Saat menikmati makanan aneh itu, tiba-tiba datang seorang pria asing berperawakan tinggi. Wah, bule nyasar nih. Batinku.

Ternyata dugaanku salah. Dia adalah general manager (GM) hotel tersebut. Saya langsung mengerti, ternyata undangan dinner itu sekaligus perkenalan. Katanya, si bule adalah GM baru di hotel tersebut.  

Dengan ramahnya, dia langsung menyapa saya dan beberapa wartawan lain yang sudah ada di lokasi. Setelah itu, kami diajak pindah ke salah satu ruangan khusus untuk berbincang-bincang. Tapi bukan ruangan isolasi corona loh.

Di dalam ruangan, kami dikenalkan satu-persatu kepada si bule, oleh marketing hotel itu. Selanjutnya giliran si bule. Dia juga memperkenalkan diri dan mulai berbicara secara gamblang.

Seketika saya mendadak seperti orang bodoh. Bingung juga bercampur melamun. Karena bahasa yang digunakan si bule terasa asing, sepertinya wajahnya.

Ternyata si bule tidak bisa berbahasa indonesia. Dia hanya lancar berbahasa inggris. Meski ada penerjemah, tetap saja saya merasa seperti orang yang bodoh, karena tidak paham secara keseluruhan apa yang disampaikan.

Maklum, dulu waktu sekolah saya adalah murid kesayangan guru bahasa inggris. Sangkin sayangnya, nilai saya di rapor dikasi warna merah oleh guru wanita itu. Tanda cinta kali ya.

Jujur, bahasa inggris memang salah satu pelajaran yang tidak saya sukai. Ada sih rasa penyesalan, kenapa dulu saya tidak serius belajar? Tapi sudahlah, sudah terlambat.
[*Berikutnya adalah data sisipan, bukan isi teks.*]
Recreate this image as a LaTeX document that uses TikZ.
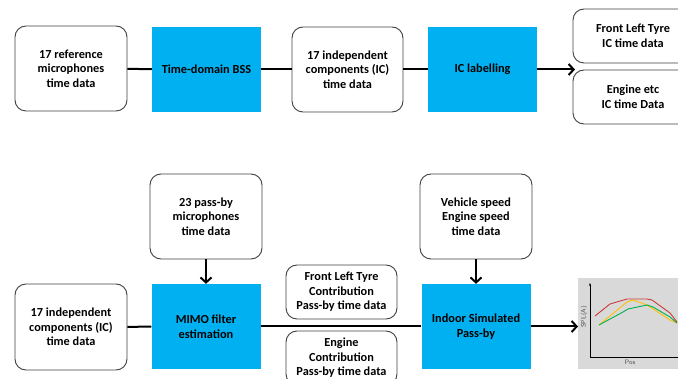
\documentclass[tikz,border=0pt]{standalone}
\usepackage{fontspec}
\setmainfont{Carlito}
\usetikzlibrary{arrows.meta}
\definecolor{bssblue}{RGB}{0,176,240}
\definecolor{plred}{RGB}{204,60,60}
\definecolor{plyellow}{RGB}{255,192,0}
\definecolor{plgreen}{RGB}{0,176,80}
\begin{document}
\begin{tikzpicture}[x=1pt, y=-1pt,
    txt/.style={font=\bfseries\fontsize{12.3}{14.6}\selectfont, align=center, inner sep=0pt},
    rbox/.style={txt, draw=black!75, line width=0.9pt, rounded corners=11pt, fill=white, minimum width=112pt},
    bbox/.style={txt, fill=bssblue, minimum width=109pt, minimum height=85pt},
    link/.style={line width=2pt},
    arr/.style={link, -{Straight Barb[length=5pt,width=11pt]}}]
    \useasboundingbox (0,0) rectangle (678,379);
    % top row
    \node[rbox, minimum height=85pt] (refmic) at (71,68.5) {17 reference\\microphones\\time data};
    \node[bbox] (bss) at (206.5,69.5) {Time-domain BSS};
    \node[rbox, minimum width=111pt, minimum height=85pt] (ictop) at (347.5,69.5) {17 independent\\components (IC)\\time data};
    \node[bbox] (lab) at (482.5,69.5) {IC labelling};
    \node[rbox, minimum width=120pt, minimum height=54pt] (fltyre) at (633,36) {Front Left Tyre\\IC time data};
    \node[rbox, minimum width=120pt, minimum height=54pt] (engic) at (633,97) {Engine etc\\IC time Data};
    \coordinate (split) at (575,69.5);
    \draw[link] (refmic) -- (bss); \draw[link] (bss) -- (ictop); \draw[link] (ictop) -- (lab);
    \draw[arr] (lab) -- (split);
    % bottom row
    \node[rbox, minimum height=85pt] (passmic) at (206,216.5) {23 pass-by\\microphones\\time data};
    \node[bbox] (mimo) at (206,326.5) {MIMO filter\\estimation};
    \node[rbox, minimum height=86pt] (icbot) at (71,327) {17 independent\\components (IC)\\time data};
    \node[rbox, minimum width=111pt, minimum height=54pt] (flcon) at (341.5,292) {Front Left Tyre\\Contribution\\Pass-by time data};
    \node[rbox, minimum width=111pt, minimum height=54pt] (encon) at (341.5,358) {Engine\\Contribution\\Pass-by time data};
    \node[rbox, minimum height=85pt] (speed) at (476,216.5) {Vehicle speed\\Engine speed\\time data};
    \node[bbox] (indoor) at (476,326.5) {Indoor Simulated\\Pass-by};
    \node[fill=gray!30, minimum width=112pt, minimum height=91pt, anchor=north west, inner sep=0pt] (chart) at (578,278) {};
    \draw[link] (icbot) -- (mimo); \draw[link] (mimo) -- (indoor);
    \draw[arr] (passmic) -- (mimo); \draw[arr] (speed) -- (indoor);
    \draw[arr] (indoor.east) -- (chart.west |- indoor.east);
    % pass-by plot
    \draw[line width=0.6pt, -{Stealth[length=3pt]}] (590,357) -- (590,283);
    \draw[line width=0.6pt, -{Stealth[length=3pt]}] (590,357) -- (683,357);
    \node[rotate=90, font=\sffamily\fontsize{6.5}{7}\selectfont, text=black!70] (ylab) at (584,317) {SPL(A)};
    \node[font=\sffamily\fontsize{6.5}{7}\selectfont, text=black!70] (xlab) at (630,362) {Pos};
    \draw[plred, line width=0.9pt] plot coordinates {(595,316) (610,304) (627,299) (647,299) (652,300) (670,313) (677,322)};
    \draw[plyellow, line width=0.9pt] plot coordinates {(599,325) (627,302) (633,300) (647,305) (670,320) (677,323)};
    \draw[plgreen, line width=0.9pt] plot coordinates {(599,325) (623,312) (628,309) (647,305) (653,307) (670,317) (677,323)};
\end{tikzpicture}
\end{document}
Dari peristiwa ini bisa dilihat bahwa budaya orang Barat memang tidak sebaik Indonesia. Terutama dalam bergaul. 

Orang Sumatera seperti saya. Selalu mengikuti pepatah nenek moyang dalam bergaul. "Di mana bumi dipijak, di situ langit dijunjung". 

Seharusnya, si bule harus bisa berbahasa Indonesia ketika dia bekerja disini. Apalagi dia sudah tinggal di Batam sebelumnya.

Jadi kalau ada tamu, si bule bisa menyapa menggunakan bahasa Indonesia. Karena tidak semua orang bisa bahasa inggris. Seperti saya contohnya. Hehe. 

Lalu muncul pertanyaan, dalam hal ini yang salah si bule karena tidak bisa berbahasa Indonesia atau saya yang tidak belajar bahasa Inggris? Tabik pun. (*)

Editor: Harian Momentum


Comment

Berita Terkait


Menang Jadi Arang Kalah Jadi Abu ...

MOMENTUM-- Sejak awal Maret lalu, saya sebenarnya sudah mendapat ...


Pesan Khatib di Mimbar Jumat ...

MOMENTUM-- Pemilihan presiden (Pilpres) menjadi magnet tersendiri ...


Siklus Kehidupan ...

MOMENTUM-- Dulu, ketika beranjak remaja, saya selalu mendapat tug ...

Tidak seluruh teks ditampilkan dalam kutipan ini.